5 フルヤ金属(7826・ジャスダック)

 2008年7月に付けていた上場来高値1万200円に顔合わせ。およそ13年ぶりの高株価を取り戻したきっかけは、業績予想の大幅増額でした。同社は15日、今2021年6月期の最終利益を、前期比ほぼ2倍の50億円(従来予想は29億円)に上方修正。貴金属相場の強含みと、イリジウム製品の需要増による増収効果が理由のようです。

 株価が大台1万円台でも、予想PERは13倍台と割安感があります。好決算を受け、翌16日には一部国内証券が、投資判断を「B」から「A」に一段引き上げ。足元で半導体用センサー需要の高まりなど好材料も多いため、短期収益の変動以外にも目を向けるべき要素は豊富だと指摘しています。

5月に注目したい新興株の動き

「セルインメイ」の相場格言が有名で、なんとなく崩れそうなイメージがある5月。とはいえ、マザーズを取り巻く需給環境だけでいえば、5月は悪くなそうなイメージを描けます。理由は(1)高値期日の通過、(2)IPOの完全空白、の2点です。

 マザーズの超絶コロナラリーのピークは昨年10月14日、マザーズ指数で1,368ポイントが高値でした。この高値を付けにいく過程で何があったかといえば、「個人投資家による信用でのマザーズ株強烈買い越し」でした。昨年10月第2週のマザーズにおける個人の信用買い越し額301億円は、データをさかのぼれる限りで過去最大。その後にピークアウトしたため、(指数ベースでいえば)当時膨らんだ買い残は含み損ばかりといえます。この分の決済期限6カ月を4月中旬に通過したため、信用買い残のロスカットによる売り圧力は和らいだと予想されます。

 そして、IPOの完全空白。現時点の承認ベースでも次のIPOは6月2日、5月はIPOがゼロというスケジュールです。IPOのセカンダリー好調が続けば、個人投資家の資金回転が効き、新興株市場を活性化させます。ただ、今年は初値形成後に崩れる銘柄の比率が高くなっています。これら直近IPO株は、いくら下げても、上場の翌月末までマザーズ指数に反映されません。ですので、そこそこ堅調に見せているマザーズ指数ですが、指数が示す以上に個人の評価損益率はIPOを通じて悪化しているはず。疲弊している状況で、次から次に出てくるIPOでさらに疲弊していたことを思えば、IPO空白は需給面でポジティブ。安くなっている直近IPO株をもう一度物色するタイミングもあるかもしれませんし、単純に既存のマザーズ銘柄の流動性にとってもプラスと考えられます。

 ただし、東証1部の主力グロース株も含め、“ガイダンスリスク”に神経質となっていますよね。

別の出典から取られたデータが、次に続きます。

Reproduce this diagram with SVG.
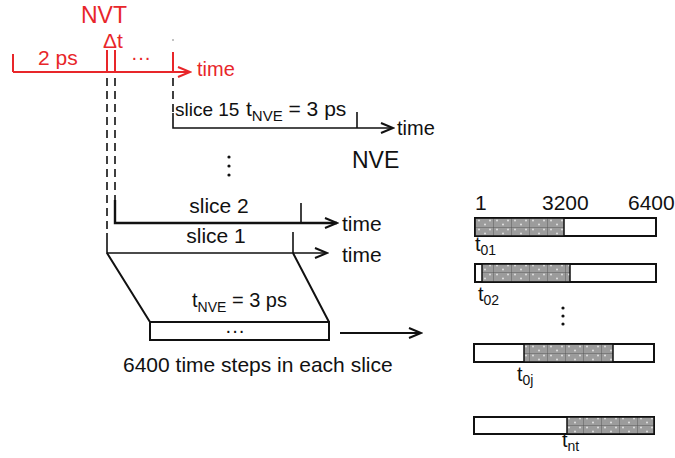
<svg xmlns="http://www.w3.org/2000/svg" width="675" height="458" viewBox="0 0 675 458">
<style>
text{font-family:"Liberation Sans",Arial,sans-serif;font-size:20px;fill:#111}
.red{fill:#e8262a}
.rl{stroke:#e8262a;stroke-width:2;fill:none}
.bl{stroke:#111;stroke-width:1.6;fill:none}
.dash{stroke:#111;stroke-width:1.6;stroke-dasharray:8 5;fill:none}
.bar{fill:#fff;stroke:#111;stroke-width:2}
.shade{fill:url(#hatch);stroke:#111;stroke-width:1.5}
.sub{font-size:14px}
.big{font-size:21px}
</style>
<defs>
<marker id="ar" markerUnits="userSpaceOnUse" markerWidth="16" markerHeight="14" refX="14" refY="6" orient="auto">
<path d="M2,1 L14,6 L2,11" fill="none" stroke="#111" stroke-width="2"/>
</marker>
<marker id="arr" markerUnits="userSpaceOnUse" markerWidth="16" markerHeight="14" refX="14" refY="6" orient="auto">
<path d="M2,1 L14,6 L2,11" fill="none" stroke="#e8262a" stroke-width="2"/>
</marker>
<pattern id="hatch" patternUnits="userSpaceOnUse" width="18" height="9" x="475" y="218">
<rect width="18" height="9" fill="#9c9c9c"/>
<circle cx="4" cy="2.5" r="1" fill="#e0e0e0"/>
<circle cx="10" cy="6.5" r="1" fill="#e0e0e0"/>
<circle cx="15" cy="2.5" r="1" fill="#e0e0e0"/>
<path d="M0,0 V9 M0,0 H18" stroke="#5a5a5a" stroke-width="1"/>
</pattern>
</defs>

<g id="nvt">
<text x="104" y="23" class="red" style="font-size:23px" text-anchor="middle">NVT</text>
<text x="113" y="48" class="red" text-anchor="middle" style="font-size:21px">Δt</text>
<text x="38" y="65" class="red big">2 ps</text>
<text x="141" y="64" class="red" text-anchor="middle">···</text>
<text x="197" y="76" class="red">time</text>
<circle cx="173" cy="40" r="0.8" fill="#777"/>
<path class="rl" d="M13,54 V72 M107,50 V72 M115,50 V72 M173,52 V72"/>
</g>

<g id="connectors">
<path class="rl" d="M13,72 H190" marker-end="url(#arr)"/>
<path class="dash" d="M107,78 V233 M115,78 V200 M173,78 V113"/>
<path class="bl" d="M173,113 V128 H393" marker-end="url(#ar)"/>
<path class="bl" d="M357,112 V128"/>
<path class="bl" style="stroke-width:2.4" d="M115,200 V223 H337" marker-end="url(#ar)"/>
<path class="bl" d="M301,203 V223"/>
<path class="bl" d="M107,233 V253 H327" marker-end="url(#ar)"/>
<path class="bl" d="M293,232 V253"/>
<path class="bl" style="stroke-width:2" d="M107,253 L150,322 M293,253 L329,322"/>
<path class="bl" style="stroke-width:2" d="M340,333 H421" marker-end="url(#ar)"/>
</g>

<g id="slice15">
<text x="175" y="116" style="font-size:19px">slice 15</text>
<text x="246" y="116" class="big">t<tspan style="font-size:15px" dy="5">NVE</tspan><tspan dy="-5"> = 3 ps</tspan></text>
<text x="397" y="135">time</text>
</g>

<g id="nve">
<text x="352" y="168" style="font-size:23px">NVE</text>
<circle cx="229" cy="157" r="1.6" fill="#111"/>
<circle cx="229" cy="166" r="1.6" fill="#111"/>
<circle cx="229" cy="175" r="1.6" fill="#111"/>
</g>

<g id="slice2">
<text x="219" y="213" class="big" text-anchor="middle">slice 2</text>
<text x="342" y="231" class="big">time</text>
</g>

<g id="slice1">
<text x="216" y="243" class="big" text-anchor="middle">slice 1</text>
<text x="342" y="262" class="big">time</text>
</g>

<g id="steps">
<text x="192" y="307">t<tspan class="sub" dy="5">NVE</tspan><tspan dy="-5"> = 3 ps</tspan></text>
<rect x="150" y="322" width="179" height="18" fill="#fff" stroke="#111" stroke-width="2"/>
<text x="235" y="337" text-anchor="middle">···</text>
<text x="123" y="372" class="big">6400 time steps in each slice</text>
</g>

<g id="bars">
<text x="475" y="210" class="big">1</text>
<text x="542" y="210" class="big">3200</text>
<text x="628" y="210" class="big">6400</text>
<rect class="bar" x="475" y="218" width="181" height="18"/>
<rect class="shade" x="475" y="218" width="89" height="18"/>
<text x="475" y="251">t<tspan class="sub" dy="4">01</tspan></text>
<rect class="bar" x="475" y="264" width="181" height="18"/>
<rect class="shade" x="482" y="264" width="88" height="18"/>
<text x="478" y="301">t<tspan class="sub" dy="4">02</tspan></text>
<circle cx="563" cy="308" r="1.6" fill="#111"/>
<circle cx="563" cy="316" r="1.6" fill="#111"/>
<circle cx="563" cy="324" r="1.6" fill="#111"/>
<rect class="bar" x="474" y="344" width="180" height="18"/>
<rect class="shade" x="524" y="344" width="89" height="18"/>
<text x="517" y="381">t<tspan class="sub" dy="4">0j</tspan></text>
<rect class="bar" x="474" y="417" width="180" height="17"/>
<rect class="shade" x="567" y="417" width="87" height="17"/>
<text x="562" y="447">t<tspan class="sub" dy="4">nt</tspan></text>
</g>
</svg>
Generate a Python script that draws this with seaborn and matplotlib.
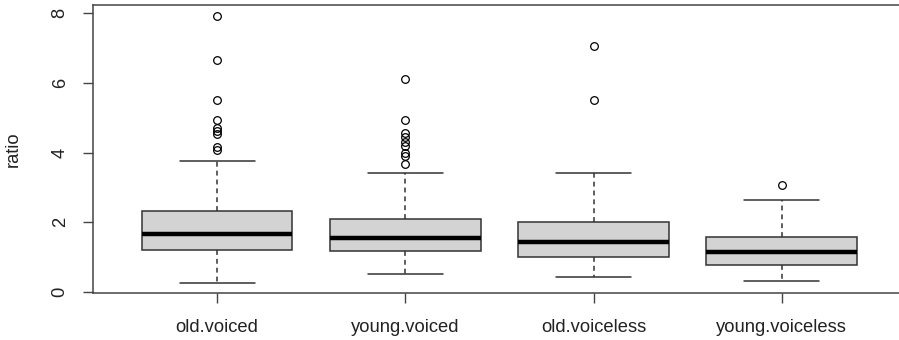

需給環境は悪くないけど、それだけで決算発表シーズンを乗り越えられるか? といえば…さすがに無理でしょう。コロナ禍の超絶ラリーが1年続き、一般的な尺度(予想PERなど)では説明が付かないような高バリュエーション株が多くなっています。そうした銘柄が、コロナ特需の反動的なガイダンス(減益や伸び率鈍化など)を出したらどうなるか?(現時点では出尽くし売りが多い)を警戒するのは当然だと思います。

 マザーズ企業の決算発表は、GW明け後の5月第2週がラッシュとなります。とくに12日(22社)、13日(53社)、14日(123社)の3日間に集中。この中で、ガイダンスを示す本決算発表では、12日のAIinside、13日の弁護士コム、JMDC、QDレーザ、14日のミンカブ、JTOWERなどが挙げられます。発表の手前に警戒で下げるのか? 発表を見てから順方向に反応するのか? 選別の動きがどこで出るかに目配りしたいところです。

 そして最後に、これから非常に重要視されそうなのが、AIinsideの件です。4月ラストに急落した理由は、誰も予想できなかった同社サービスの「大口解約」でした。同社のようなSaasビジネスの銘柄は、「今は利益水準が小さくても、売上さえ伸びれば成長できる」と信じられてきました。それは、チャーンレート(解約率)が極めて低いため。今開示されているようなチャーンレートであれば、時間とともに利益が伸びる…これに大きな疑問符を投げかけた事例になりました。

 コロナをきっかけに、DX化の波が来ました。「DX関連のサービスを導入してみよう」という中小企業が急増したのも、ちょうど1年前くらいからです。月額でいえばリーズナブルなサービスが多く、最初1年は無料といった契約もあって、試しに導入した企業は多いはず。そして、1年サービスを利用してみた結果、「便利だけど、もういいかな」というケースが多いのではないか?と考えさせられたわけです。今回の解約事例のように、最低契約期間1年の設定が多い場合、契約期間満了が続々と出始めるのが5月以降と考えられます。

 チャーンレート1%未満をうたい文句に、成長イメージを会社資料に掲載する日本のグロース株は多いです。なぜなら、そういう資料がはやったから…。これを前提に超高バリュエーションが付いたグロース株が多いのも事実。AIinsideのOCR(手書きの文字などをデジタル文字コードに変換するサービス)ならではなのか、それ以外のサービスにも似たような解約が(大なり小なり)発生するのか、決算資料でチェーンレートの変化をチェックすることが大事となりそうです。